The right answer may not have to be held to a mythical standard. If a decision can ensure that society can live as they see fit (providing that how they wish to live does not infringe on the liberty or rights of anyone else) then surely it would be a ‘right’ decision. Such ‘hard cases’ should fundamentally be decided to best aid the liberty of society at large. Ultimately though there can be no single right decision for each case, mainly because of the nature of law and principles and the many ways in which they can be interpreted.

This is why judges must operate on an objective almost utilitarian standard, to provide the best possible outcome for the largest portion of society. This is the only way judges can work whilst doing justice to democracy. Dworkin’s theory is ultimately too idealist to be properly integrated into a system of ‘real’ justice. Hercules is mythical, real judges are not. Law is not immoveable and unchanging, it alters and revolutionises as society does, therefore there can be no singular correct answer; the very notion of this is not in keeping with how our principles as humans change with the times.

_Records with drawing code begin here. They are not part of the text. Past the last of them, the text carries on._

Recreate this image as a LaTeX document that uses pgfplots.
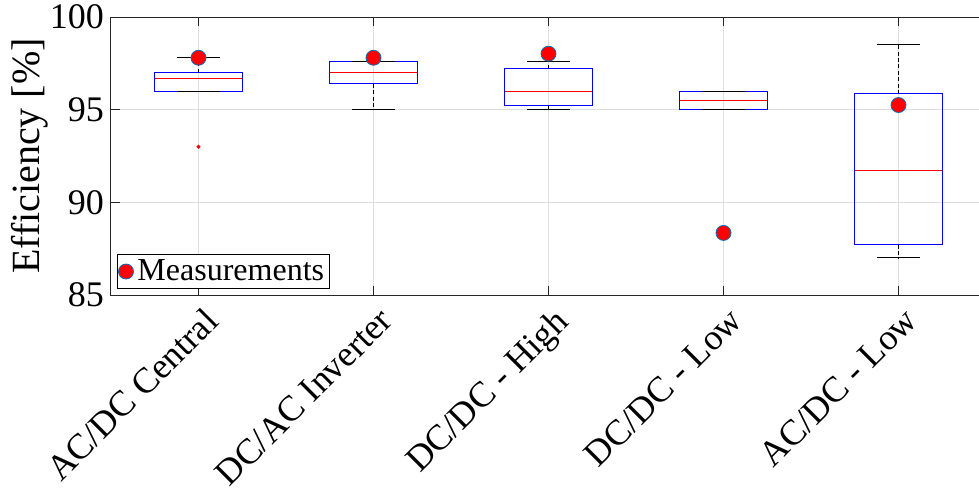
\documentclass[border=0pt]{standalone}
\usepackage{pgfplots}
\pgfplotsset{compat=1.18}
\usepgfplotslibrary{statistics}
\usepackage{fontspec}
\setmainfont{Liberation Serif}
\definecolor{axgray}{rgb}{0.15,0.15,0.15}
\definecolor{mlblue}{rgb}{0,0.447,0.741}
\begin{document}
\begin{tikzpicture}
\begin{axis}[
  name=ax,
  scale only axis,
  width=437.5pt, height=139pt,
  xmin=0.5, xmax=5.5, ymin=85, ymax=100,
  xtick={1,2,3,4,5},
  xticklabels={AC/DC Central, DC/AC Inverter, DC/DC - High, DC/DC - Low, AC/DC - Low},
  ytick={85,90,95,100},
  grid=major,
  grid style={draw=black!13, line width=0.5pt},
  axis line style={draw=axgray, line width=0.5pt},
  tick style={draw=axgray, line width=0.5pt},
  major tick length=4.5pt,
  tick align=inside,
  xtick pos=both, ytick pos=left,
  /pgf/number format/assume math mode=true,
  tick label style={font=\fontsize{18}{20}\selectfont, text=black},
  xticklabel style={xshift=2pt, yshift=-0.5pt, rotate=45, anchor=north east},
  ylabel={Efficiency [\%]},
  ylabel style={font=\fontsize{20}{24}\selectfont, at={(axis description cs:-0.0926,0.5)}, anchor=center},
  legend style={at={(0,0)}, anchor=south west, xshift=3pt, yshift=3pt,
    font=\fontsize{16}{18}\selectfont, inner sep=0.5pt, draw=black, line width=0.5pt,
    /tikz/every even column/.append style={column sep=0pt}},
  legend cell align=left,
  legend image code/.code={\draw[#1, only marks] plot coordinates {(0.13cm,0cm)};},
  boxplot/draw direction=y,
  boxplot/box extend=0.5,
  boxplot/whisker extend=0,
  boxplot/every box/.style={draw=blue, line width=0.5pt},
  boxplot/every median/.style={draw=red, line width=0.5pt},
  boxplot/every whisker/.style={draw=black, dash pattern=on 2pt off 1.2pt, line width=0.5pt},
]
\addplot[blue, forget plot, mark=*, mark size=0.8pt, mark options={fill=red, draw=red, solid},
  boxplot prepared={draw position=1, lower whisker=96.0, lower quartile=96.0, median=96.7, upper quartile=97.0, upper whisker=97.8}]
  table[row sep=\\, y index=0] {93.0\\};
\addplot[blue, forget plot, mark=none,
  boxplot prepared={draw position=2, lower whisker=95.0, lower quartile=96.4, median=97.0, upper quartile=97.6, upper whisker=97.6}]
  coordinates {};
\addplot[blue, forget plot, mark=none,
  boxplot prepared={draw position=3, lower whisker=95.0, lower quartile=95.25, median=96.0, upper quartile=97.2, upper whisker=97.6}]
  coordinates {};
\addplot[blue, forget plot, mark=none,
  boxplot prepared={draw position=4, lower whisker=95.0, lower quartile=95.0, median=95.5, upper quartile=96.0, upper whisker=96.0}]
  coordinates {};
\addplot[blue, forget plot, mark=none,
  boxplot prepared={draw position=5, lower whisker=87.0, lower quartile=87.7, median=91.7, upper quartile=95.85, upper whisker=98.5}]
  coordinates {};
% whisker caps
\addplot[forget plot, only marks, mark=-, mark size=10.75pt, mark options={solid, draw=black, line width=0.5pt}] coordinates {
 (1,97.8) (1,96.0) (2,97.6) (2,95.0) (3,97.6) (3,95.0) (4,96.0) (4,95.0) (5,98.5) (5,87.0)};
% measurements
\addplot[only marks, mark=*, mark size=3.75pt, mark options={fill=red, draw=mlblue, line width=0.4pt}] coordinates {
 (1,97.8) (2,97.8) (3,98.02) (4,88.35) (5,95.25)};
\addlegendentry{Measurements}
\end{axis}
\pgfresetboundingbox
\path[use as bounding box] ([shift={(-55.5pt,-96.5pt)}]ax.south west) rectangle ([shift={(434pt,147.5pt)}]ax.south west);
\end{tikzpicture}
\end{document}
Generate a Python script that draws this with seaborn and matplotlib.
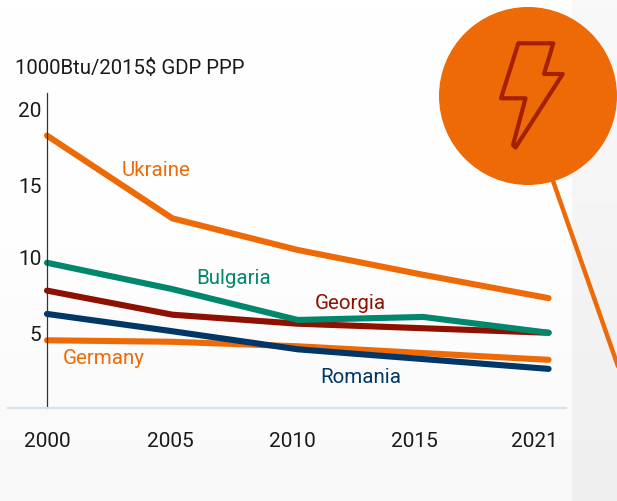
import numpy as np
import pandas as pd
import matplotlib
matplotlib.use("Agg")
import matplotlib.pyplot as plt
from matplotlib.colors import LinearSegmentedColormap
from matplotlib.patches import Circle, Polygon
import seaborn as sns

years = ["2000", "2005", "2010", "2015", "2021"]
ukraine = [18.1, 12.6, 10.5, 8.85, 7.3]
germany = [4.5, 4.4, 4.1, 3.65, 3.2]
georgia = [7.8, 6.2, 5.6, 5.3, 5.0]
romania = [6.25, 5.1, 3.9, 3.25, 2.6]
bulgaria = [9.65, 7.9, 5.85, 6.05, 5.0]

series_names = ["Ukraine", "Germany", "Georgia", "Romania", "Bulgaria"]
series_values = [ukraine, germany, georgia, romania, bulgaria]
series_colors = ["#EE6A07", "#EE6A07", "#8E1000", "#003767", "#00876C"]

ytick_labels = ["20", "15", "10", "5"]
ytick_pos = [19.85, 14.8, 10.0, 4.95]
xtick_pos = [0.0, 0.98, 1.955, 2.93, 3.89]
label_pos = {"Ukraine": (0.87, 15.75), "Bulgaria": (1.49, 8.62), "Georgia": (2.42, 6.92),
             "Romania": (2.50, 2.0), "Germany": (0.45, 3.27)}

W, H = 617, 501
sns.set_theme(style="white")
plt.rcParams["font.family"] = ["Roboto", "DejaVu Sans"]
fig = plt.figure(figsize=(W / 100, H / 100), dpi=100)

# background layer in pixel coordinates
bg = fig.add_axes([0, 0, 1, 1], zorder=0)
bg.set_xlim(0, W); bg.set_ylim(H, 0); bg.axis("off")
left_cm = LinearSegmentedColormap.from_list("l", ["#ffffff", "#fefefe", "#faf9f9"])
right_cm = LinearSegmentedColormap.from_list("r", ["#f9f9f9", "#f4f4f4", "#efefef"])
grad = np.linspace(0, 1, 64).reshape(-1, 1)
bg.imshow(grad, cmap=left_cm, extent=(0, 572, H, 0), aspect="auto", vmin=0, vmax=1)
bg.imshow(grad, cmap=right_cm, extent=(572, W, H, 0), aspect="auto", vmin=0, vmax=1)
bg.set_xlim(0, W); bg.set_ylim(H, 0)
bg.plot([552, 620], [178, 372], color="#EE6A07", lw=3.2, zorder=2)
bg.add_patch(Circle((528, 96), 89, fc="#EE6A07", ec="none", zorder=3))
bolt = [(518.3, 43.3), (553.3, 43.3), (544, 74), (562.7, 74), (515.5, 147.5),
        (513, 145), (525.5, 98.3), (501, 98.3)]
bg.add_patch(Polygon(bolt, closed=True, fc="none", ec="#A32000", lw=3.0, joinstyle="round", zorder=4))

# chart layer
ax = fig.add_axes([8 / W, 1 - 408 / H, 558 / W, 315 / H], zorder=1)
ax.patch.set_alpha(0)
df = pd.DataFrame({
    "year": years * len(series_names),
    "value": [v for s in series_values for v in s],
    "country": [n for n in series_names for _ in years],
})
sns.lineplot(data=df, x="year", y="value", hue="country", hue_order=series_names,
             palette=dict(zip(series_names, series_colors)), estimator=None, sort=False,
             legend=False, linewidth=4.4, solid_capstyle="round", solid_joinstyle="round", ax=ax)
ax.set_xlim(-0.311, 4.139)
ax.set_ylim(0, 20.93)
ax.set_xlabel(""); ax.set_ylabel("")
ax.set_xticks(xtick_pos, years)
ax.set_yticks(ytick_pos, ytick_labels)
ax.tick_params(axis="both", length=0, labelsize=15, labelcolor="#1a1a1a")
ax.tick_params(axis="x", pad=17.5)
ax.tick_params(axis="y", pad=4)
ax.grid(False)
for s in ("top", "right"):
    ax.spines[s].set_visible(False)
ax.spines["left"].set_position(("data", 0))
ax.spines["left"].set_color("#333333")
ax.spines["left"].set_linewidth(0.9)
ax.spines["bottom"].set_color("#D5E0F0")
ax.spines["bottom"].set_linewidth(1.5)

for name, color in zip(series_names, series_colors):
    x, y = label_pos[name]
    ax.text(x, y, name, color=color, fontsize=14.8, ha="center", va="center",
            family=["Roboto"])

fig.text(15 / W, 1 - 69 / H, "1000Btu/2015$ GDP PPP", fontsize=14.7, color="#1a1a1a",
         ha="left", va="center")

fig.savefig("out.png", dpi=100)
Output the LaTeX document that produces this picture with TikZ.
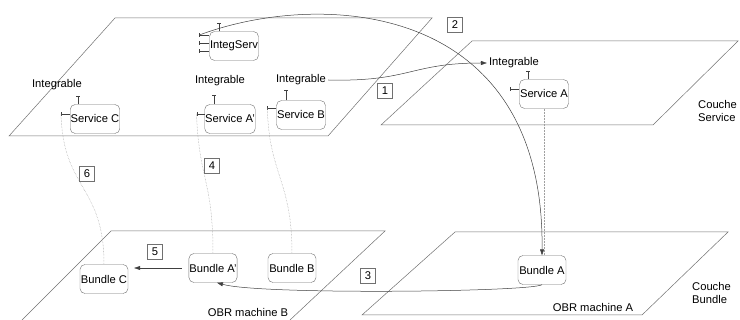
\documentclass[tikz,border=0pt]{standalone}
\usepackage{fontspec}
\setmainfont{Liberation Sans}
\usetikzlibrary{arrows.meta}
\definecolor{PlaneGray}{HTML}{707070}
\definecolor{BoxGray}{HTML}{707070}
\definecolor{DotGray}{HTML}{A0A0A0}
\definecolor{LinkGray}{HTML}{404040}
\newcommand{\dfont}{\fontsize{11.2}{13}\selectfont}

\begin{document}
\begin{tikzpicture}[x=1pt,y=-1pt,
  nd/.style={draw=BoxGray, rounded corners=5pt, minimum width=48pt,
             minimum height=29pt, inner xsep=0.5pt, font=\dfont},
  num/.style={draw=BoxGray, minimum width=15pt, minimum height=15pt,
              inner sep=0pt, font=\dfont},
  lbl/.style={inner sep=2pt, font=\dfont},
  plane/.style={draw=PlaneGray, line width=0.5pt},
  prov/.style={draw=LinkGray, line width=0.5pt, -{Bar[width=4pt]}},
  req/.style={draw=LinkGray, line width=0.5pt, -{Bar[width=4pt]}},
  dotline/.style={draw=DotGray, line width=0.5pt, densely dotted},
  conn/.style={draw=LinkGray, line width=0.5pt,
               -{Triangle[length=6pt,width=4pt]}}]
  \useasboundingbox (0,0) rectangle (740,320);
  % planes
  \draw[plane] (9,136) -- (115,18) -- (432,18) -- (328,136) -- cycle;
  \draw[plane] (381,125) -- (472,41) -- (738,41) -- (653,125) -- cycle;
  \draw[plane] (22,320) -- (111,231) -- (385,231) -- (290,320);
  \draw[plane] (362,315) -- (455,232) -- (728,232) -- (642,315) -- cycle;
  % services
  \node[nd] (IS)  at (234,46)  {IntegServ};
  \node[nd] (SC)  at (95,119)  {Service C};
  \node[nd] (SAp) at (230,119) {Service A'};
  \node[nd] (SB)  at (301,115) {Service B};
  \node[nd] (SA)  at (544,94)  {Service A};
  % bundles
  \node[nd] (BC)  at (104,279) {Bundle C};
  \node[nd] (BAp) at (213,268) {Bundle A'};
  \node[nd] (BB)  at (292,268) {Bundle B};
  \node[nd] (BA)  at (542,270) {Bundle A};
  % interfaces
  \draw[prov] ([xshift=-15pt]IS.north) -- ++(0,-8);
  \foreach \dy/\nm in {11/IS1, 3/IS2, -5/IS3}
    \draw[req] ([yshift=\dy pt]IS.west) -- ++(-10,0) coordinate (\nm);
  \draw[prov] ([xshift=-17pt]SC.north) -- ++(0,-8);
  \draw[req] ([yshift=5pt]SC.west) -- ++(-9,0) coordinate (SCr);
  \draw[prov] ([xshift=-16pt]SAp.north) -- ++(0,-9);
  \draw[req] ([yshift=5pt]SAp.west) -- ++(-8,0) coordinate (SApr);
  \draw[prov] ([xshift=-15pt]SB.north) -- ++(0,-10);
  \draw[req] ([yshift=7pt]SB.west) -- ++(-9,0) coordinate (SBr);
  \draw[prov] ([xshift=-16pt]SA.north) -- ++(0,-8);
  \draw[req] ([yshift=5pt]SA.west) -- ++(-9,0) coordinate (SAr);
  \node[lbl] (IC)  at (57,85)  {Integrable};
  \node[lbl] (IAp) at (220,81) {Integrable};
  \node[lbl] (IB)  at (301,80) {Integrable};
  \node[lbl] (IA)  at (514,63) {Integrable};
  % links
  \draw[conn] (IB.east) .. controls (410,82) and (410,63) .. (IA.west);
  \draw[conn] (IS1) .. controls (320,-10) and (545,0) .. (BA.north);
  \draw[conn] (BA.south) .. controls (530,292) and (260,295) .. ([xshift=4pt]BAp.south);
  \draw[conn] ([xshift=-7pt]BAp.west) -- ([xshift=6pt]BC.east |- BAp.west);
  \draw[dotline] (SCr) .. controls (63,190) and (104,185) .. (BC.north);
  \draw[dotline] (SApr) .. controls (199,180) and (213,180) .. (BAp.north);
  \draw[dotline] (SBr) .. controls (269,175) and (292,180) .. (BB.north);
  \draw[dotline] (SA.south) -- (SA.south |- BA.north);
  % steps
  \node[num] (n1) at (385,91)  {1};
  \node[num] (n2) at (455,25)  {2};
  \node[num] (n3) at (368,276) {3};
  \node[num] (n4) at (212,166) {4};
  \node[num] (n5) at (155,252) {5};
  \node[num] (n6) at (87,174)  {6};
  % layer labels
  \node[lbl, align=left, anchor=west] (CS) at (696,111) {Couche\\Service};
  \node[lbl, align=left, anchor=west] (CB) at (690,293) {Couche\\Bundle};
  \node[lbl] (OB) at (248,312) {OBR machine B};
  \node[lbl] (OA) at (593,307) {OBR machine A};
\end{tikzpicture}
\end{document}
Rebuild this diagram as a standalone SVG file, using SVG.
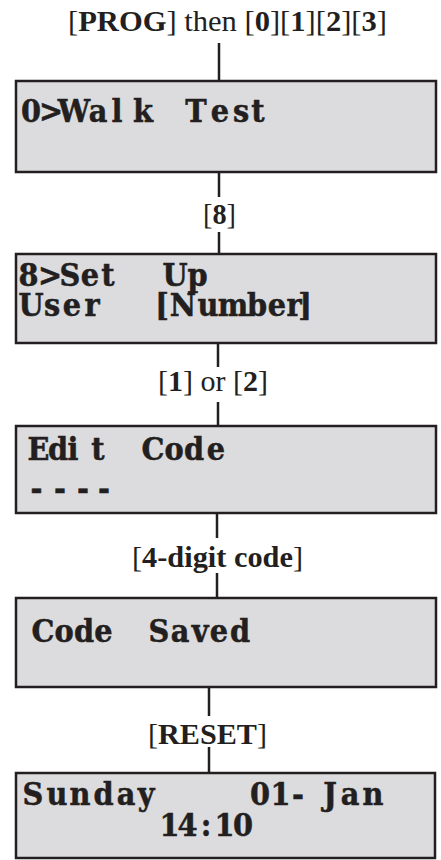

Instead it is better and more just to accept that our decisions must be based on aiming to come to the best possible decision based on the facts presented, rather than the ‘right’ answer. This idea is entirely viable and in keeping with our nature as imperfect human beings. It is possible for us to reach the decision which serves the population as a whole, but the definitive ‘right’ answer does not exist as we are morally autonomous beings and therefore our interpretation of morals differs from person to person.